Every Body Matters is not a diet book, health or nutrition manual or condemning for any reason. Thomas clarifies his understanding that we can not and must not judge the outward appearance of anyone for any reason and that fitness is not a measuring stick for faithfulness. 
About his own struggle, Thomas shares, “I sensed a stronger resistance to impatience, lust, and other sins. Confronting excessive, indulgent eating was almost like taking spiritual penicillin or antibiotics in that it seemed to cut the feet out from under other demands.” (61) “With my nutritional needs for the day met, I can focus on other things.” (85) 
He says, “One blessing of sin...is that it can usher us into a new honesty. Our frailty is exposed...[we can] be completely honest with ourselves. (181) Did opening the bag of chips, even though your conscience was telling you not to, really help you feel better thirty minutes later, or did you feel worse? Did blowing off the exercise session- even though, many times before, exercising when you didn’t feel like it made you feel renewed and invigorated- serve your long term goal of better health? Or was it simply a matter of coddling a soft spirit? There a times when it’s wise or even necessary to skip working out, but was this one of them?”(180)
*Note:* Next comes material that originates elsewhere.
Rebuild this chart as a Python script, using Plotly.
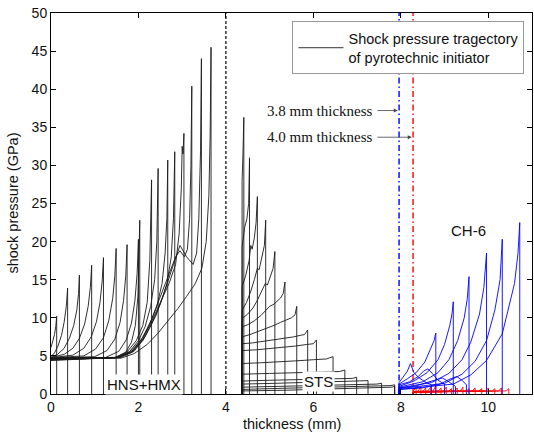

One point Thomas makes that I agree and disagree with at the same time (is that possible?) is that “a soft body cannot carry a hard message; a fragile personality cannot endure a harsh response.” (200) I have met a handful of people who have weak, failing bodies; yet have strong-as-a-lion wills, capable of capturing the heart and soul of individuals many times their sizes or strengths. And on the other end of the spectrum, I know people whom are the perfect picture of health; yet are cowards inside. But I get what he is saying and I agree... I don’t want to intentionally do something to cause my physical body to weaken, hindering my ability to accomplish the tasks I have been made to do. 
Perhaps I should read this book a couple times a year... like right before the holidays! 
Zondervan gave me a free copy of this book in exchange for a thoughtful, honest review...and I am very grateful for that!